Is redemption, reconciliation, and forgiveness possible? Royal stumbles forward in his own misguided way. As you watch this process unfold, watch how Royal begins to take his children out of the surreal existence under the roof of the old house and out into the real world. Observe how death plays a central role in the process of change. Each one of the characters must face death. In each character’s life, something must die. Anderson gives us some delightful and funny images that tease out the death theme. But don’t let the humor distract you from the important role it plays in the larger message of redemption. The uncomfortable sexual tension between Richie and Margot makes us feel how confused this family is about understanding, experiencing, and expressing love.
The cast is marvelous with crisp, thoughtful, nuanced performances by each one. Hackman is brilliant. The script and dialogue are understated so that the humor is wry not slapstick. The film is stylized – the episodes framed like portraits conveying the detached impersonal world of the characters. Each portrait is filled with the fascinating details that tell us something about the room occupied by each character. The clothes worn by the characters are like costumes or symbols. The tone of the film is gentle and sympathetic–it does not mock these characters for their troubles and their foibles, but it understands them. So will we if we listen, because these are people like us, people in need of grace, redemption, and healing. We are people who need to come home to find that for which our hearts have been longing.
Questions for discussion:
- Why is the film titled, The Royal Tenenbaums?
- Why have the characters left the homestead? From what are they running, or what are they unwilling to face?
- How are the images and how is the theme of death used to advance the theme of healing, forgiveness, and reconciliation?

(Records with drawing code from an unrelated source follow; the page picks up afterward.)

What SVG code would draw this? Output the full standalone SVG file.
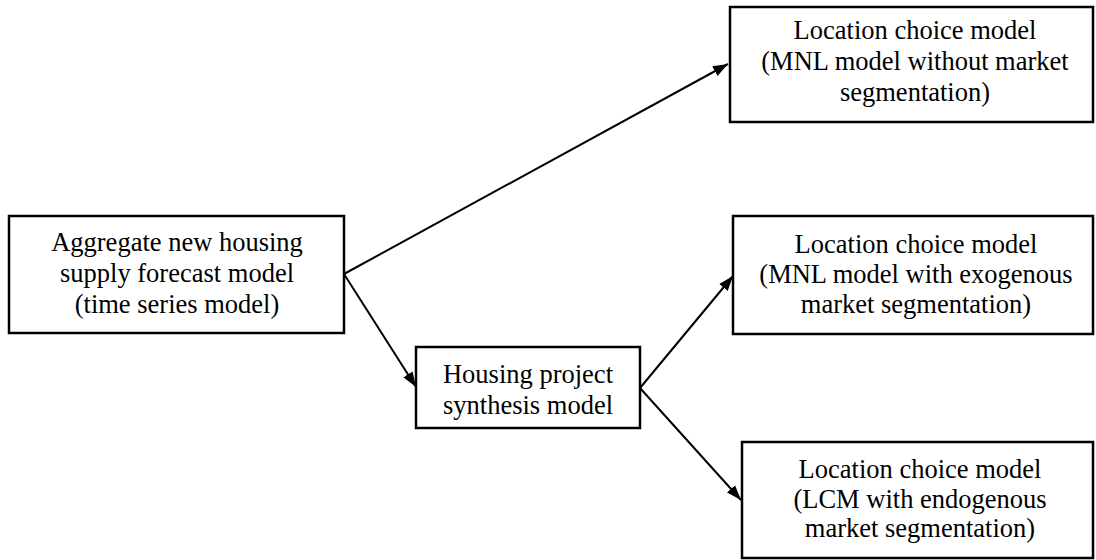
<svg xmlns="http://www.w3.org/2000/svg" width="1096" height="560" viewBox="0 0 1096 560">
<style>
.box{fill:#fff;stroke:#000;stroke-width:2.5}
.lbl{font-family:"Liberation Serif","Times New Roman",serif;font-size:26.5px;fill:#000;text-anchor:middle}
.con{stroke:#000;stroke-width:2;fill:none;marker-end:url(#ah)}
</style>
<defs>
<marker id="ah" markerUnits="userSpaceOnUse" markerWidth="16" markerHeight="12" refX="15" refY="6" orient="auto">
<path d="M0,0.5 L15,6 L0,11.5 z" fill="#000"/>
</marker>
</defs>
<rect width="1096" height="560" fill="#fff"/>
<g id="connectors">
<line class="con" x1="344" y1="274" x2="728" y2="64"/>
<line class="con" x1="344" y1="274" x2="416" y2="387"/>
<line class="con" x1="640" y1="388" x2="733" y2="276"/>
<line class="con" x1="640" y1="388" x2="741" y2="500"/>
</g>
<g id="aggregate">
<rect class="box" x="9" y="216" width="335" height="117"/>
<text class="lbl" x="177" y="251">Aggregate new housing</text>
<text class="lbl" x="177" y="282">supply forecast model</text>
<text class="lbl" x="177" y="313">(time series model)</text>
</g>
<g id="lcm-without">
<rect class="box" x="730" y="7" width="363" height="115"/>
<text class="lbl" x="915" y="39">Location choice model</text>
<text class="lbl" x="915" y="70">(MNL model without market</text>
<text class="lbl" x="915" y="101">segmentation)</text>
</g>
<g id="lcm-exogenous">
<rect class="box" x="733" y="216" width="360" height="118"/>
<text class="lbl" x="916" y="253">Location choice model</text>
<text class="lbl" x="916" y="283">(MNL model with exogenous</text>
<text class="lbl" x="916" y="313">market segmentation)</text>
</g>
<g id="housing-project">
<rect class="box" x="416" y="347" width="224" height="81"/>
<text class="lbl" x="528" y="383">Housing project</text>
<text class="lbl" x="528" y="414">synthesis model</text>
</g>
<g id="lcm-endogenous">
<rect class="box" x="742" y="442" width="351" height="116"/>
<text class="lbl" x="920" y="478">Location choice model</text>
<text class="lbl" x="920" y="508">(LCM with endogenous</text>
<text class="lbl" x="920" y="537">market segmentation)</text>
</g>
</svg>
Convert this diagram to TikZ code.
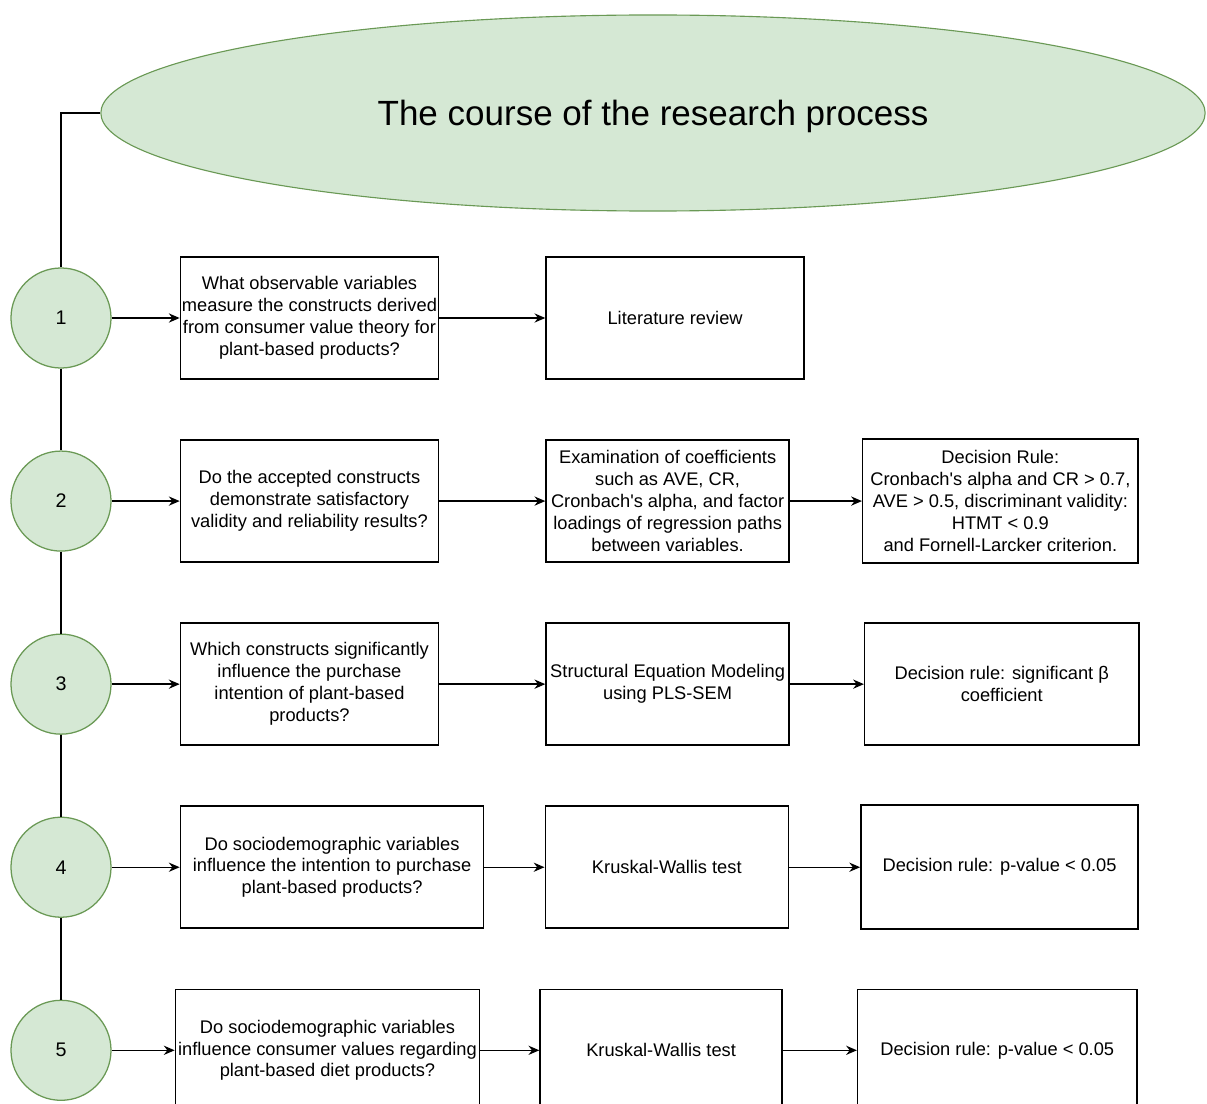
\documentclass[tikz,border=0pt]{standalone}
\usepackage{fontspec}
\setmainfont{Liberation Sans}
\usetikzlibrary{shapes.geometric, arrows.meta, positioning}
\definecolor{nodegreen}{HTML}{D5E8D4}
\definecolor{edgegreen}{HTML}{6A9955}

\begin{document}
\begin{tikzpicture}[
    x=0.025cm, y=-0.025cm,
    qbox/.style={draw=black, line width=1.1pt, fill=white, font=\fontsize{13}{15.6}\selectfont, align=center, inner sep=1pt, minimum height=3.05cm},
    stepnum/.style={circle, draw=edgegreen, fill=nodegreen, line width=0.9pt, minimum size=2.5cm, inner sep=0pt, font=\fontsize{14}{16}\selectfont},
    banner/.style={ellipse, draw=edgegreen, fill=nodegreen, line width=0.8pt, minimum width=27.6cm, minimum height=4.9cm, inner sep=0pt, text depth=0pt, font=\fontsize{24.9}{28}\selectfont},
    arrow/.style={-{Stealth[length=2.7mm, width=2.3mm]}, line width=1pt, black},
    link/.style={line width=1pt, black}
]
\useasboundingbox (0,0) rectangle (1207,1103);
\clip (0,0) rectangle (1207,1103);

% Title
\node (title) [banner] at (653,113) {The course of the research process};

% Steps
\node (c1) [stepnum] at (61,318) {1};
\node (c2) [stepnum, below=2.044cm of c1] {2};
\node (c3) [stepnum, below=2.044cm of c2] {3};
\node (c4) [stepnum, below=2.044cm of c3] {4};
\node (c5) [stepnum, below=2.044cm of c4] {5};

% 1. Observable variables
\node (q1) [qbox, minimum width=6.45cm, right=1.7cm of c1] {What observable variables\\measure the constructs derived\\from consumer value theory for\\plant-based products?};
\node (m1) [qbox, minimum width=6.45cm, right=2.65cm of q1] {Literature review};

% 2. Validity and reliability
\node (q2) [qbox, minimum width=6.45cm, right=1.7cm of c2] {Do the accepted constructs\\demonstrate satisfactory\\validity and reliability results?};
\node (m2) [qbox, minimum width=6.075cm, right=2.65cm of q2] {Examination of coefficients\\such as AVE, CR,\\Cronbach\textquotesingle s alpha, and factor\\loadings of regression paths\\between variables.};
\node (r2) [qbox, minimum width=6.88cm, minimum height=3.1cm, right=1.8cm of m2] {Decision Rule:\\Cronbach\textquotesingle s alpha and CR > 0.7,\\AVE > 0.5, discriminant validity:\\HTMT < 0.9\\and Fornell-Larcker criterion.};

% 3. Purchase intention
\node (q3) [qbox, minimum width=6.45cm, right=1.7cm of c3] {Which constructs significantly\\influence the purchase\\intention of plant-based\\products?};
\node (m3) [qbox, minimum width=6.075cm, right=2.65cm of q3] {Structural Equation Modeling\\using PLS-SEM};
\node (r3) [qbox, minimum width=6.85cm, right=1.85cm of m3] {Decision rule: significant β\\coefficient};

% 4. Sociodemographics and intention
\node (q4) [qbox, minimum width=7.58cm, right=1.7cm of c4] {Do sociodemographic variables\\influence the intention to purchase\\plant-based products?};
\node (m4) [qbox, minimum width=6.075cm, right=1.5cm of q4] {Kruskal-Wallis test};
\node (r4) [qbox, minimum width=6.93cm, minimum height=3.1cm, right=1.775cm of m4] {Decision rule: p-value < 0.05};

% 5. Sociodemographics and values
\node (q5) [qbox, minimum width=7.6cm, right=1.575cm of c5] {Do sociodemographic variables\\influence consumer values regarding\\plant-based diet products?};
\node (m5) [qbox, minimum width=6.05cm, right=1.475cm of q5] {Kruskal-Wallis test};
\node (r5) [qbox, minimum width=6.975cm, right=1.85cm of m5] {Decision rule: p-value < 0.05};

% Spine
\draw [link] (title.west) -| (c1.north);
\draw [link] (c1) -- (c2);
\draw [link] (c2) -- (c3);
\draw [link] (c3) -- (c4);
\draw [link] (c4) -- (c5);

% Connectors
\draw [arrow] (c1) -- (q1);
\draw [arrow] (q1) -- (m1);
\draw [arrow] (c2) -- (q2);
\draw [arrow] (q2) -- (m2);
\draw [arrow] (m2) -- (r2);
\draw [arrow] (c3) -- (q3);
\draw [arrow] (q3) -- (m3);
\draw [arrow] (m3) -- (r3);
\draw [arrow] (c4) -- (q4);
\draw [arrow] (q4) -- (m4);
\draw [arrow] (m4) -- (r4);
\draw [arrow] (c5) -- (q5);
\draw [arrow] (q5) -- (m5);
\draw [arrow] (m5) -- (r5);

\end{tikzpicture}
\end{document}
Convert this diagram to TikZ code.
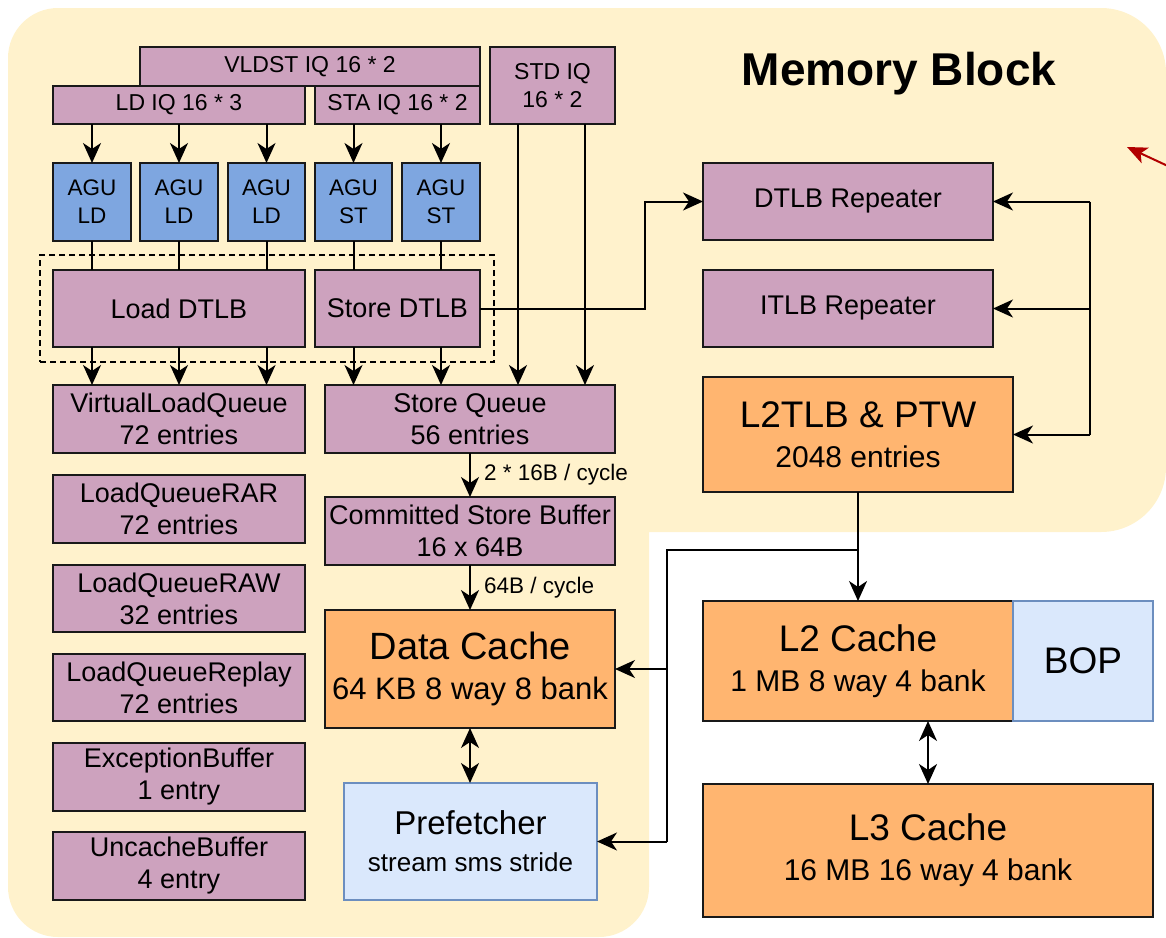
\documentclass[tikz,border=0pt]{standalone}
\usepackage{fontspec}
\setmainfont{Liberation Sans}
\usetikzlibrary{arrows.meta}
\definecolor{bgc}{HTML}{FFF2CC}
\definecolor{purp}{HTML}{CDA2BE}
\definecolor{agublue}{HTML}{7EA6E0}
\definecolor{orng}{HTML}{FFB570}
\definecolor{lbfill}{HTML}{DAE8FC}
\definecolor{lbdraw}{HTML}{6C8EBF}
\definecolor{redarr}{HTML}{B20000}
\newcommand\blk[7]{\node[#2, anchor=north west, minimum width={#5-#3}, minimum height={#6-#4}] (#1) at (#3,#4) {#7};}
\begin{document}
\begin{tikzpicture}[x=1pt,y=-1pt,
  box/.style={draw=black!90, line width=2pt, inner sep=0pt, outer sep=0pt, align=center, text=black},
  pbox/.style={box, fill=purp, font=\fontsize{27}{32}\selectfont},
  iqbox/.style={box, fill=purp, font=\fontsize{23}{28}\selectfont},
  agubox/.style={box, fill=agublue, font=\fontsize{22.5}{28}\selectfont},
  obox/.style={box, fill=orng, font=\fontsize{30}{40}\selectfont},
  lbbox/.style={box, draw=lbdraw, fill=lbfill, font=\fontsize{26}{37}\selectfont},
  dashbox/.style={draw=black, line width=1.5pt, dash pattern=on 6pt off 4pt, inner sep=0pt, outer sep=0pt},
  ln/.style={line width=2pt, draw=black},
  arr/.style={ln, -{Stealth[length=20pt,width=18pt,inset=6pt]}},
  darr/.style={ln, {Stealth[length=20pt,width=18pt,inset=6pt]}-{Stealth[length=20pt,width=18pt,inset=6pt]}},
  elabel/.style={anchor=west, inner sep=0pt, font=\fontsize{22.5}{26}\selectfont},
]
\useasboundingbox (0,0) rectangle (1166,937);
% background
\fill[bgc] (8,400) [rounded corners=50] -- (8,8) [rounded corners=65] -- (1166,8) -- (1166,532) [sharp corners] -- (649,532) [rounded corners=50] -- (649,937) -- (8,937) [sharp corners] -- cycle;

\node[font=\bfseries\fontsize{46}{50}\selectfont, anchor=base, inner sep=0pt] (title) at (899,85) {Memory Block};

% dashed TLB group
\blk{dgroup}{dashbox}{40}{255}{494}{362}{}

% issue queues
\blk{vldst}{iqbox}{140}{47}{480}{86}{VLDST IQ 16 * 2}
\blk{ldiq}{iqbox}{53}{86}{305}{124}{LD IQ 16 * 3}
\blk{staiq}{iqbox}{315}{86}{480}{124}{STA IQ 16 * 2}
\blk{stdiq}{iqbox}{490}{47}{615}{124}{STD IQ\\16 * 2}

% AGUs
\blk{agua}{agubox}{53}{163}{131}{241}{AGU\\LD}
\blk{agub}{agubox}{140}{163}{218}{241}{AGU\\LD}
\blk{aguc}{agubox}{228}{163}{305}{241}{AGU\\LD}
\blk{agud}{agubox}{315}{163}{392}{241}{AGU\\ST}
\blk{ague}{agubox}{402}{163}{480}{241}{AGU\\ST}

% DTLBs
\blk{ldtlb}{pbox}{53}{270}{305}{347}{Load DTLB}
\blk{sdtlb}{pbox}{315}{270}{480}{347}{Store DTLB}

% queues
\blk{vlq}{pbox}{53}{385}{305}{453}{VirtualLoadQueue\\72 entries}
\blk{sq}{pbox}{325}{385}{615}{453}{Store Queue\\56 entries}
\blk{rar}{pbox}{53}{475}{305}{543}{LoadQueueRAR\\72 entries}
\blk{csb}{pbox}{325}{497}{615}{565}{Committed Store Buffer\\16 x 64B}
\blk{raw}{pbox}{53}{565}{305}{632}{LoadQueueRAW\\32 entries}
\blk{replay}{pbox}{53}{654}{305}{721}{LoadQueueReplay\\72 entries}
\blk{exc}{pbox}{53}{743}{305}{811}{ExceptionBuffer\\1 entry}
\blk{unc}{pbox}{53}{832}{305}{900}{UncacheBuffer\\4 entry}

\blk{dc}{obox}{325}{610}{615}{728}{{\fontsize{38}{40}\selectfont Data Cache}\\{\fontsize{31}{40}\selectfont 64 KB 8 way 8 bank}}
\blk{pf}{lbbox}{344}{783}{597}{900}{{\fontsize{33}{37}\selectfont Prefetcher}\\stream sms stride}

% right side
\blk{dtlbr}{pbox}{703}{163}{993}{240}{DTLB Repeater}
\blk{itlbr}{pbox}{703}{270}{993}{347}{ITLB Repeater}
\blk{l2tlb}{obox}{703}{377}{1013}{492}{{\fontsize{37}{40}\selectfont L2TLB \& PTW}\\2048 entries}
\blk{l2c}{obox}{703}{601}{1013}{721}{{\fontsize{37}{38}\selectfont L2 Cache}\\1 MB 8 way 4 bank}
\blk{bop}{lbbox}{1013}{601}{1153}{721}{\fontsize{37}{40}\selectfont BOP}
\blk{l3}{obox}{703}{784}{1153}{917}{{\fontsize{37}{38}\selectfont L3 Cache}\\16 MB 16 way 4 bank}

% IQ -> AGU
\foreach \a in {agua,agub,aguc} \draw[arr] (ldiq.south -| \a.north) -- (\a.north);
\foreach \a in {agud,ague} \draw[arr] (staiq.south -| \a.north) -- (\a.north);
% AGU -> DTLB
\foreach \a in {agua,agub,aguc} \draw[ln] (\a.south) -- (\a.south |- ldtlb.north);
\foreach \a in {agud,ague} \draw[ln] (\a.south) -- (\a.south |- sdtlb.north);
% DTLB -> queues
\foreach \a in {agua,agub,aguc} \draw[arr] (\a.south |- ldtlb.south) -- (\a.south |- vlq.north);
\foreach \a in {agud,ague} \draw[arr] (\a.south |- sdtlb.south) -- (\a.south |- sq.north);
% STD IQ -> Store Queue
\coordinate (stdA) at (518,0);
\coordinate (stdB) at (585,0);
\draw[arr] (stdA |- stdiq.south) -- (stdA |- sq.north);
\draw[arr] (stdB |- stdiq.south) -- (stdB |- sq.north);
% Store DTLB -> DTLB Repeater
\coordinate (bendA) at (645,0);
\draw[arr] (sdtlb.east) -- (sdtlb.east -| bendA) |- (dtlbr.west);
% Store queue chain
\draw[arr] (sq.south) -- (csb.north) node[elabel, midway, xshift=13pt] {2 * 16B / cycle};
\draw[arr] (csb.south) -- (dc.north) node[elabel, midway, xshift=13pt] {64B / cycle};
\draw[darr] (dc.south) -- (dc.south |- pf.north);
% right bus
\coordinate (busR) at (1090,0);
\draw[ln] (busR |- dtlbr.east) -- (busR |- l2tlb.east);
\draw[arr] (busR |- dtlbr.east) -- (dtlbr.east);
\draw[arr] (busR |- itlbr.east) -- (itlbr.east);
\draw[arr] (busR |- l2tlb.east) -- (l2tlb.east);
% L2TLB -> L2 and refill
\draw[arr] (l2tlb.south) -- (l2c.north);
\coordinate (brY) at (0,550);
\coordinate (busL) at (667,0);
\draw[ln] (l2tlb.south |- brY) -- (busL |- brY) -- (busL |- pf.east);
\draw[arr] (busL |- dc.east) -- (dc.east);
\draw[arr] (busL |- pf.east) -- (pf.east);
% L2 <-> L3
\draw[darr] (l3.north |- l2c.south) -- (l3.north);
% red arrow
\coordinate (redS) at (1170,167);
\coordinate (redE) at (1127,147);
\draw[line width=2pt, redarr, -{Stealth[length=20pt,width=17pt,inset=5pt]}] (redS) -- (redE);
\end{tikzpicture}
\end{document}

- How does the family home function as a metaphor for the lives of the people who live in that house?
- What role does risk-taking play in the commentary of the story and in the transformation of the characters?
- What significance do you place on the opening and closing image of Mordecai?
- How does our discomfort at the sexual tension between Richie and Margot help us understand the film’s depiction of how love is recognized and expressed? Comment on the different ways Richie shows love to Royal, Margot, and Eli, as well as the other characters’ reaction to that demonstration.
- Why is it meaningful for Richie to put the boar’s head back on the wall? (Note that the wall still has the marks of where it once hung, and remember the scene in which the boar’s head is discovered.)
- How does Royal change, and how does his change influence the members of the family?
- Is there forgiveness and healing? Is it experienced uniformly among the family? If it is experienced at all, is it warranted?
- To what Bible passage or story does your reflection on this film take you? Why?